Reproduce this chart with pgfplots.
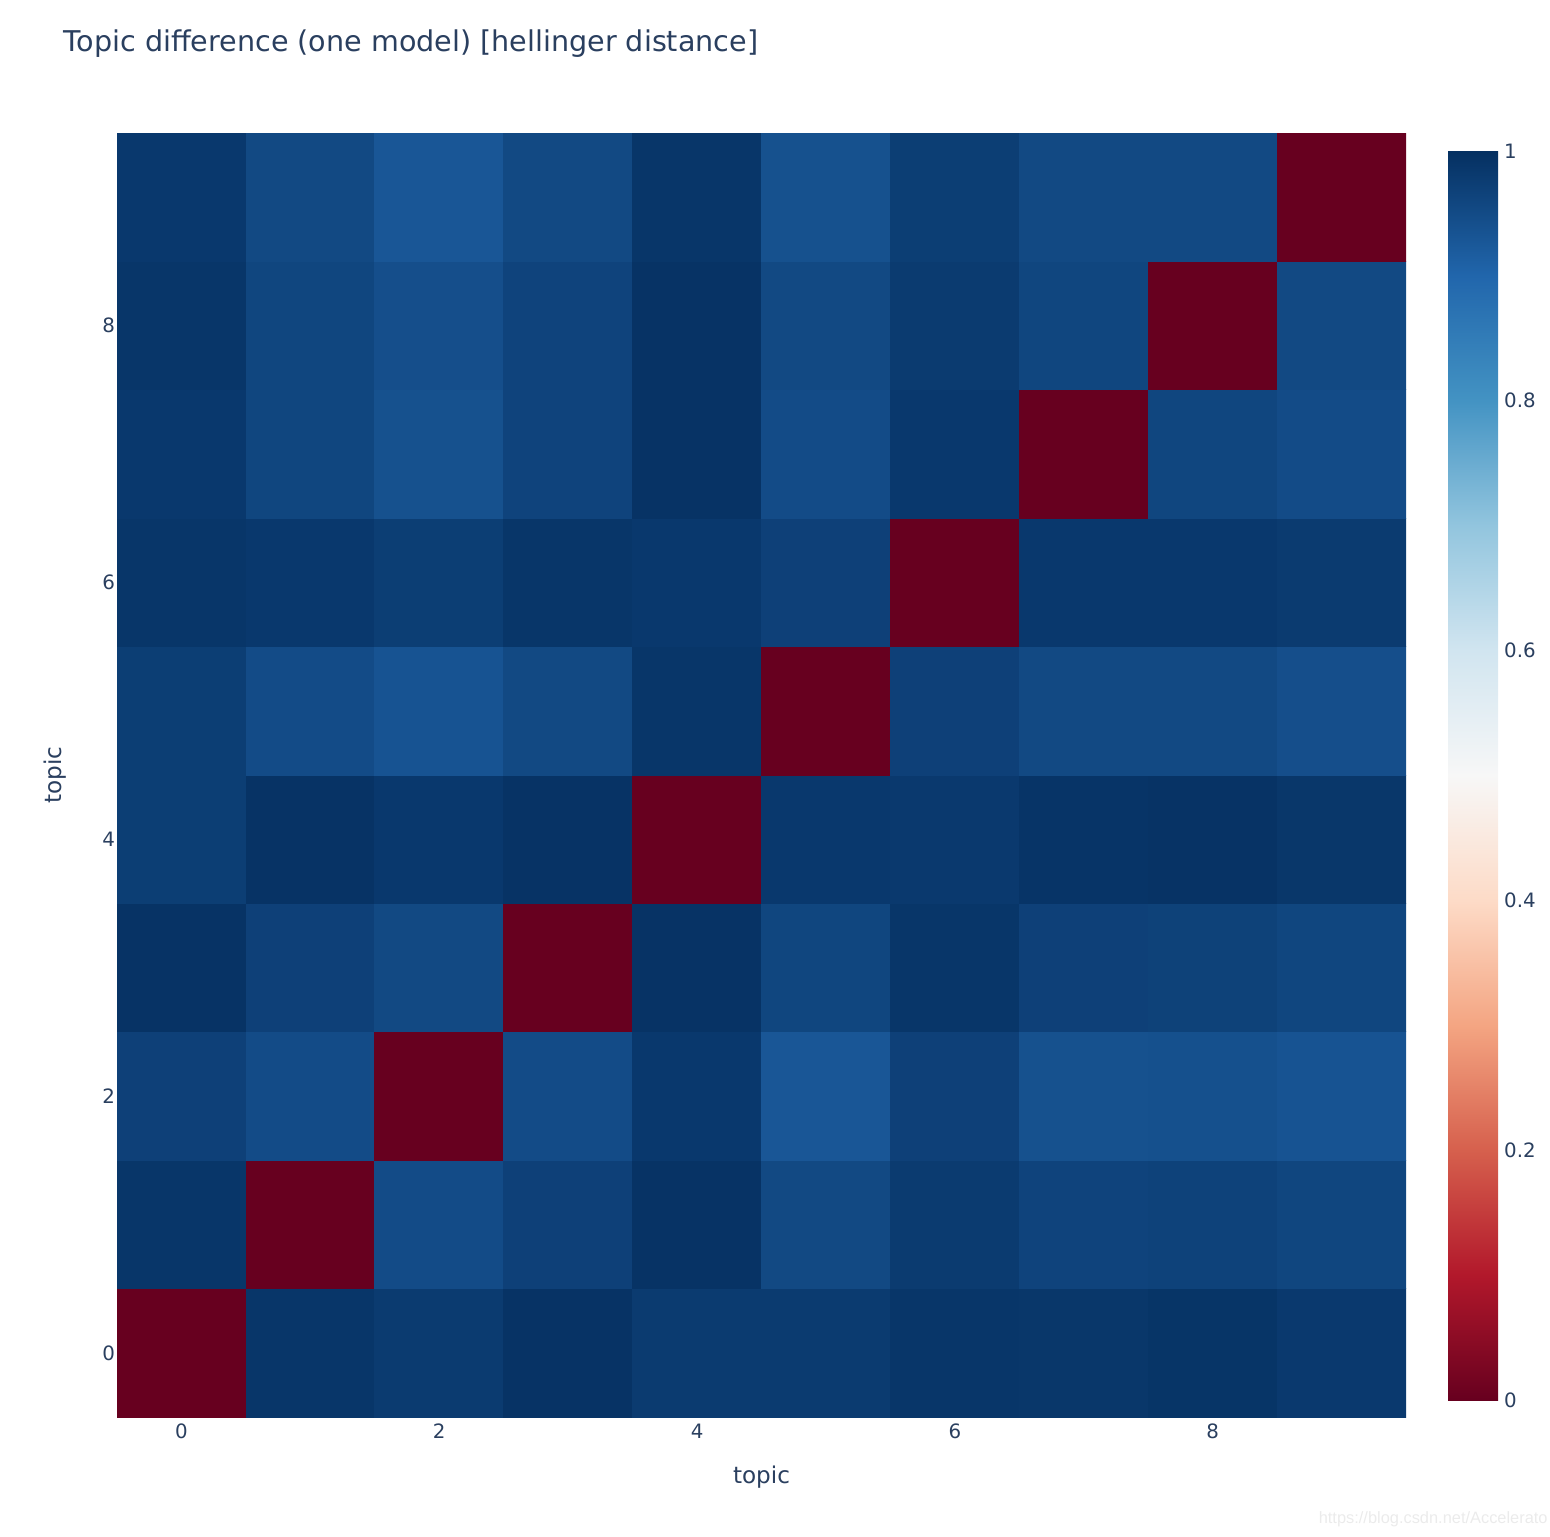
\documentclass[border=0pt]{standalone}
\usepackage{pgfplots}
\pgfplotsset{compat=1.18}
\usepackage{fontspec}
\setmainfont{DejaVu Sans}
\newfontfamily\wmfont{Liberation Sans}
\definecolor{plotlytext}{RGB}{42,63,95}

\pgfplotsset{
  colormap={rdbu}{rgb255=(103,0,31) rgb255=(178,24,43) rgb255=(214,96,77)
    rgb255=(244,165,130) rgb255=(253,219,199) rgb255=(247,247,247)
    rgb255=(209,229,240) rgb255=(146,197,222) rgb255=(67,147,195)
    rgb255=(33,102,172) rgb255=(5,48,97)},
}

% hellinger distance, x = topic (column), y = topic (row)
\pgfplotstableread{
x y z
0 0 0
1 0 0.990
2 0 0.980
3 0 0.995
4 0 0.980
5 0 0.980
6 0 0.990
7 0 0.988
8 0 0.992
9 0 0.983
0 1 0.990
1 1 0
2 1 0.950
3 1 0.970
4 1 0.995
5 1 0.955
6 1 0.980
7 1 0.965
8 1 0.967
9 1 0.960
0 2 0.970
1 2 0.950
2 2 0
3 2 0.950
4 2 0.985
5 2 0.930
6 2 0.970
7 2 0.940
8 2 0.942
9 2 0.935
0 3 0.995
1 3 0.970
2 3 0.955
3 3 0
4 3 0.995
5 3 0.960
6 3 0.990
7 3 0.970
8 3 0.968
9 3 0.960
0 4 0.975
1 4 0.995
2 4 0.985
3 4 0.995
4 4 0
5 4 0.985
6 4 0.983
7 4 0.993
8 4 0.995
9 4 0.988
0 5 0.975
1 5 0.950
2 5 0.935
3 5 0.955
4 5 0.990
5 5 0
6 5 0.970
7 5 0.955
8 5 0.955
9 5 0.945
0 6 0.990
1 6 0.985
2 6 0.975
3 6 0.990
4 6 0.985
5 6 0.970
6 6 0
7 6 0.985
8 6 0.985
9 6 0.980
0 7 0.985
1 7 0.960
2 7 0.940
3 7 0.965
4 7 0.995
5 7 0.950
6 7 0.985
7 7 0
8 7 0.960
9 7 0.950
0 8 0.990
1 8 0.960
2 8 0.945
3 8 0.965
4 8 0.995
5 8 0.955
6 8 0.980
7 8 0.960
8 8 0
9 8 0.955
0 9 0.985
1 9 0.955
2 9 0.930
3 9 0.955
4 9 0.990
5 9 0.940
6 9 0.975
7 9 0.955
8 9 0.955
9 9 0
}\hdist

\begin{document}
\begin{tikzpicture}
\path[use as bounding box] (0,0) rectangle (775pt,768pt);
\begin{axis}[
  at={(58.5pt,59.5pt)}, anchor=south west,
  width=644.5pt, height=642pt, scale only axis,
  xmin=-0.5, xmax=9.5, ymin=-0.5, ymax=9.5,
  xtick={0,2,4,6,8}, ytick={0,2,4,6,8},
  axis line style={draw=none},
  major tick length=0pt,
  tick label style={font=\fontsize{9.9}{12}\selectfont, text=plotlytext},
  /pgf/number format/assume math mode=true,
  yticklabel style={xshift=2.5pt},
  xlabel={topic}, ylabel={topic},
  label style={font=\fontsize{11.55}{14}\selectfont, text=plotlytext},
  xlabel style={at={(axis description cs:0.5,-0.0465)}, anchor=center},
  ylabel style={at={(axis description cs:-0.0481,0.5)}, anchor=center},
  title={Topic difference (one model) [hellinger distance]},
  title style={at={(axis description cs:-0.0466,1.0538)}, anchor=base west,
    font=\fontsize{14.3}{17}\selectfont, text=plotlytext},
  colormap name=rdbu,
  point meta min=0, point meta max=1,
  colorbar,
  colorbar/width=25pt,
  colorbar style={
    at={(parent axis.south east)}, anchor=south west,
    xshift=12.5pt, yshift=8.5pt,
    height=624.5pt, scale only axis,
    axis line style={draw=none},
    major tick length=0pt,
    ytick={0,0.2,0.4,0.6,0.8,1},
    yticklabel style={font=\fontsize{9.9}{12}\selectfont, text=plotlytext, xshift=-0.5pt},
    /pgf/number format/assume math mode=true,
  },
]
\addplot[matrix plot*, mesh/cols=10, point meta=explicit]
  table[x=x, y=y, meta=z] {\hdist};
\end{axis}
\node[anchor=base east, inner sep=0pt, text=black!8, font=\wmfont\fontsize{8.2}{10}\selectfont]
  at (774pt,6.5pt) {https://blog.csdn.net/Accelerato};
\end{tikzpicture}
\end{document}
━━━━━━
— PROBLEM REQUIREMENTS —
Exclude the pictures, and transcribe all of the material exactly.

— EXERCISE OUTPUT —
Reproduce this chart with pgfplots.
\documentclass[border=0pt]{standalone}
\usepackage{pgfplots}
\pgfplotsset{compat=1.18}
\usepackage{fontspec}
\setmainfont{DejaVu Sans}
\newfontfamily\wmfont{Liberation Sans}
\definecolor{plotlytext}{RGB}{42,63,95}

\pgfplotsset{
  colormap={rdbu}{rgb255=(103,0,31) rgb255=(178,24,43) rgb255=(214,96,77)
    rgb255=(244,165,130) rgb255=(253,219,199) rgb255=(247,247,247)
    rgb255=(209,229,240) rgb255=(146,197,222) rgb255=(67,147,195)
    rgb255=(33,102,172) rgb255=(5,48,97)},
}

% hellinger distance, x = topic (column), y = topic (row)
\pgfplotstableread{
x y z
0 0 0
1 0 0.990
2 0 0.980
3 0 0.995
4 0 0.980
5 0 0.980
6 0 0.990
7 0 0.988
8 0 0.992
9 0 0.983
0 1 0.990
1 1 0
2 1 0.950
3 1 0.970
4 1 0.995
5 1 0.955
6 1 0.980
7 1 0.965
8 1 0.967
9 1 0.960
0 2 0.970
1 2 0.950
2 2 0
3 2 0.950
4 2 0.985
5 2 0.930
6 2 0.970
7 2 0.940
8 2 0.942
9 2 0.935
0 3 0.995
1 3 0.970
2 3 0.955
3 3 0
4 3 0.995
5 3 0.960
6 3 0.990
7 3 0.970
8 3 0.968
9 3 0.960
0 4 0.975
1 4 0.995
2 4 0.985
3 4 0.995
4 4 0
5 4 0.985
6 4 0.983
7 4 0.993
8 4 0.995
9 4 0.988
0 5 0.975
1 5 0.950
2 5 0.935
3 5 0.955
4 5 0.990
5 5 0
6 5 0.970
7 5 0.955
8 5 0.955
9 5 0.945
0 6 0.990
1 6 0.985
2 6 0.975
3 6 0.990
4 6 0.985
5 6 0.970
6 6 0
7 6 0.985
8 6 0.985
9 6 0.980
0 7 0.985
1 7 0.960
2 7 0.940
3 7 0.965
4 7 0.995
5 7 0.950
6 7 0.985
7 7 0
8 7 0.960
9 7 0.950
0 8 0.990
1 8 0.960
2 8 0.945
3 8 0.965
4 8 0.995
5 8 0.955
6 8 0.980
7 8 0.960
8 8 0
9 8 0.955
0 9 0.985
1 9 0.955
2 9 0.930
3 9 0.955
4 9 0.990
5 9 0.940
6 9 0.975
7 9 0.955
8 9 0.955
9 9 0
}\hdist

\begin{document}
\begin{tikzpicture}
\path[use as bounding box] (0,0) rectangle (775pt,768pt);
\begin{axis}[
  at={(58.5pt,59.5pt)}, anchor=south west,
  width=644.5pt, height=642pt, scale only axis,
  xmin=-0.5, xmax=9.5, ymin=-0.5, ymax=9.5,
  xtick={0,2,4,6,8}, ytick={0,2,4,6,8},
  axis line style={draw=none},
  major tick length=0pt,
  tick label style={font=\fontsize{9.9}{12}\selectfont, text=plotlytext},
  /pgf/number format/assume math mode=true,
  yticklabel style={xshift=2.5pt},
  xlabel={topic}, ylabel={topic},
  label style={font=\fontsize{11.55}{14}\selectfont, text=plotlytext},
  xlabel style={at={(axis description cs:0.5,-0.0465)}, anchor=center},
  ylabel style={at={(axis description cs:-0.0481,0.5)}, anchor=center},
  title={Topic difference (one model) [hellinger distance]},
  title style={at={(axis description cs:-0.0466,1.0538)}, anchor=base west,
    font=\fontsize{14.3}{17}\selectfont, text=plotlytext},
  colormap name=rdbu,
  point meta min=0, point meta max=1,
  colorbar,
  colorbar/width=25pt,
  colorbar style={
    at={(parent axis.south east)}, anchor=south west,
    xshift=12.5pt, yshift=8.5pt,
    height=624.5pt, scale only axis,
    axis line style={draw=none},
    major tick length=0pt,
    ytick={0,0.2,0.4,0.6,0.8,1},
    yticklabel style={font=\fontsize{9.9}{12}\selectfont, text=plotlytext, xshift=-0.5pt},
    /pgf/number format/assume math mode=true,
  },
]
\addplot[matrix plot*, mesh/cols=10, point meta=explicit]
  table[x=x, y=y, meta=z] {\hdist};
\end{axis}
\node[anchor=base east, inner sep=0pt, text=black!8, font=\wmfont\fontsize{8.2}{10}\selectfont]
  at (774pt,6.5pt) {https://blog.csdn.net/Accelerato};
\end{tikzpicture}
\end{document}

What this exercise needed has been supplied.